1:19 p.m.: Tiger rolls in his putt for eagle on 11 and some guy in our group says, sincerely, "Nice birdie, Tiger!" We roll our eyes, annoyed that one of our own would make us all look so stupid. Tiger smirks, knowing the real story is that his good round is quickly becoming a great one.

1:21 p.m.: As we trudge up a hill between the 11th and 12th holes, a man struggling to get to the top laughs and says, "I try not to play courses this steep."

1:28 p.m.: Our effort is rewarded as that same guy and I have a front row seat when Tiger rolls in a 30-footer for birdie on 12. The applause from a few holes ago has now become a roar. The old Asian man next to me is so giddy he turns around and starts doing what I think was supposed to be a fist bump. And for the first time today, I'm starting to do some math in my head. "Seven-under through 12 with two par-5s to go ... does he have a chance for 59?"

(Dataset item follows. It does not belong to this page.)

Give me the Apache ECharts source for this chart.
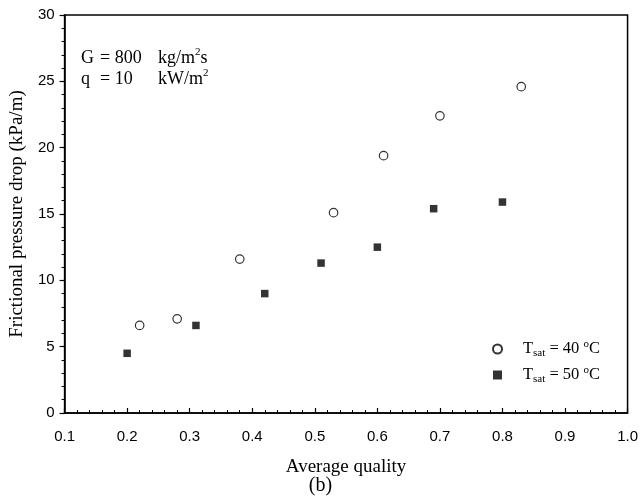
<!DOCTYPE html>
<html>
<head>
<meta charset="utf-8">
<script src="https://cdn.jsdelivr.net/npm/echarts@6/dist/echarts.min.js"></script>
<style>
html,body{margin:0;padding:0;background:#fff;}
#chart{width:641px;height:502px;}
</style>
</head>
<body>
<div id="chart"></div>
<script>
// Data
const quality40 = [0.22, 0.28, 0.38, 0.53, 0.61, 0.70, 0.83];
const dp40      = [6.6, 7.1, 11.6, 15.1, 19.4, 22.4, 24.6];
const quality50 = [0.20, 0.31, 0.42, 0.51, 0.60, 0.69, 0.80];
const dp50      = [4.5, 6.6, 9.0, 11.3, 12.5, 15.4, 15.9];
const xTicks = [0.1, 0.2, 0.3, 0.4, 0.5, 0.6, 0.7, 0.8, 0.9, 1.0];
const yTicks = [0, 5, 10, 15, 20, 25, 30];

const serif = '"Liberation Serif", "DejaVu Serif", serif';
const sans = '"Liberation Sans", Arial, sans-serif';

const chart = echarts.init(document.getElementById('chart'), null, {renderer: 'canvas'});

const richLegend = {
  t: {fontFamily: serif, fontSize: 16.5, color: '#000', lineHeight: 20, verticalAlign: 'middle'},
  sub: {fontFamily: serif, fontSize: 11, color: '#000', lineHeight: 20, verticalAlign: 'bottom'},
  sup: {fontFamily: serif, fontSize: 11, color: '#000', lineHeight: 20, verticalAlign: 'top'}
};
const richNote = {
  t: {fontFamily: serif, fontSize: 18, fill: '#000', lineHeight: 22, verticalAlign: 'middle'},
  sup: {fontFamily: serif, fontSize: 11, fill: '#000', lineHeight: 22, verticalAlign: 'top'}
};
function note(x, y, text) {
  return {type: 'text', x: x, y: y, style: {text: text, rich: richNote, verticalAlign: 'middle', align: 'left'}};
}

chart.setOption({
  animation: false,
  backgroundColor: '#fff',
  grid: {left: 63, right: 12, top: 15, bottom: 89, show: true, borderColor: '#000', borderWidth: 1.5},
  legend: {
    orient: 'vertical',
    left: 487,
    top: 334,
    itemWidth: 9,
    itemHeight: 9,
    itemGap: 6,
    data: [{name: 'T40'}, {name: 'T50'}],
    formatter: function (name) {
      const v = name === 'T40' ? '40' : '50';
      return '{t|T}{sub|sat}{t| = ' + v + ' }{sup|o}{t|C}';
    },
    textStyle: {rich: richLegend, padding: [0, 0, 0, 16]}
  },
  xAxis: {
    type: 'value',
    min: xTicks[0],
    max: xTicks[xTicks.length - 1],
    interval: 0.1,
    name: 'Average quality',
    nameLocation: 'middle',
    nameGap: 45,
    nameTextStyle: {fontFamily: serif, fontSize: 19, color: '#000'},
    axisLine: {show: true, onZero: false, lineStyle: {color: '#000', width: 1.5}},
    axisTick: {show: true, inside: true, length: 5, lineStyle: {color: '#000', width: 1.2}},
    minorTick: {show: true, splitNumber: 5, length: 3, lineStyle: {color: '#000', width: 1}},
    axisLabel: {
      margin: 16,
      fontFamily: sans, fontSize: 15, color: '#000',
      formatter: v => v.toFixed(1)
    },
    splitLine: {show: false}
  },
  yAxis: {
    type: 'value',
    min: yTicks[0],
    max: yTicks[yTicks.length - 1],
    interval: 5,
    name: 'Frictional pressure drop (kPa/m)',
    nameLocation: 'middle',
    nameGap: 36,
    nameTextStyle: {fontFamily: serif, fontSize: 19, color: '#000'},
    axisLine: {show: true, onZero: false, lineStyle: {color: '#000', width: 1.5}},
    axisTick: {show: true, inside: false, length: 5, lineStyle: {color: '#000', width: 1.2}},
    minorTick: {show: true, splitNumber: 5, length: 3, lineStyle: {color: '#000', width: 1}},
    axisLabel: {margin: 10, fontFamily: sans, fontSize: 15, color: '#000'},
    splitLine: {show: false}
  },
  series: [
    {
      name: 'T40',
      type: 'scatter',
      symbol: 'circle',
      symbolSize: 8.5,
      itemStyle: {color: '#fff', borderColor: '#000', borderWidth: 1.2},
      data: quality40.map((x, i) => [x, dp40[i]])
    },
    {
      name: 'T50',
      type: 'scatter',
      symbol: 'rect',
      symbolSize: 7.5,
      itemStyle: {color: '#000', borderColor: '#000', borderWidth: 0},
      data: quality50.map((x, i) => [x, dp50[i]])
    }
  ],
  graphic: [
    note(81, 58, '{t|G}'),
    note(100, 58, '{t|= 800}'),
    note(158, 58, '{t|kg/m}{sup|2}{t|s}'),
    note(81, 79, '{t|q}'),
    note(100, 79, '{t|= 10}'),
    note(158, 79, '{t|kW/m}{sup|2}'),
    {
      type: 'text', left: 'center', top: 476,
      style: {text: '(b)', fontFamily: serif, fontSize: 20, fill: '#000'}
    }
  ]
});
</script>
</body>
</html>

1:48 p.m.: Tiger eats his second (and last, as I well know) power bar of the day as he waits for partner Henrik Stenson to tee off. Poor Henrik -- it takes five hours for me to mention him and even then it's only because Tiger ate a snack.

2:10 p.m.: After pars on Nos. 14 and 15, shooting 59 is out of the question, but there's still a chance at 60 or at least a course record. All I know is Tiger has yet to really blow a shot.

2:11 p.m.: No! Until now. His drive on the par-5 16th has flown the fairway bunker. I'm running. Me, running.

2:14 p.m.: Not good. Tiger's ball has come to rest on some TV cables in a hazard just a few feet away. Grown men are knocking down shrubs to get a look. Williams arrives and asks everyone to take a few steps back. I move my feet in place as fans who haven't been here since 8:23 a.m. follow orders.

2:16 p.m.: Tiger takes a penalty, then a drop off the cart path and ultimately pitches out to give himself a wedge in for his 4th. Suddenly he looks less like Tiger and more like, well, Elrod.

2:23 p.m.: Let me finish! Tiger pulls off another one, knocking it to two feet, saving par and a chance at a record in the process. If I knew anything about world history, there would probably be a perfect analogy for how Tiger came back on that hole. For now I can only compare it to every third episode of "Baywatch" when some swimmer appeared to be dead only to miraculously cough at the last second and come back to life.

2:40 p.m.: Tiger drains his long birdie putt on 17 to get to 9-under for the day. The scoring placard for this group says it all: "Woods: -12/Stenson: -3." Somehow I don't think they'll be in the same pairing tomorrow.

2:50 p.m.: As we arrive at the 18th green, it truly feels different than other times I've been to a golf tournament. This may sound crazy, but after following Tiger all day, I feel like on some weird level, we all really did help him play so well. In fact, I'm sure that's the biggest reason fans do this week in and week out -- to say they were a part of something great. Think I'm inflating our importance? As someone special once told me, never underestimate yourself.

2:52 p.m.: Tiger makes his birdie for 62. Excuse me, a tournament-record 62. He did it. We did it.

3:02 p.m.: After signing a few autographs, Tiger Woods disappears into the media room, leaving me alone for the first time since our day started. It took six and a half hours and covered more than five miles, but what seemed like a chore ended up being one of the most fun experiences I've ever had at a tournament. Turns out thousands of golf fans can't be wrong.

Except, of course, for the ones wearing golf shoes. I didn't fall down once.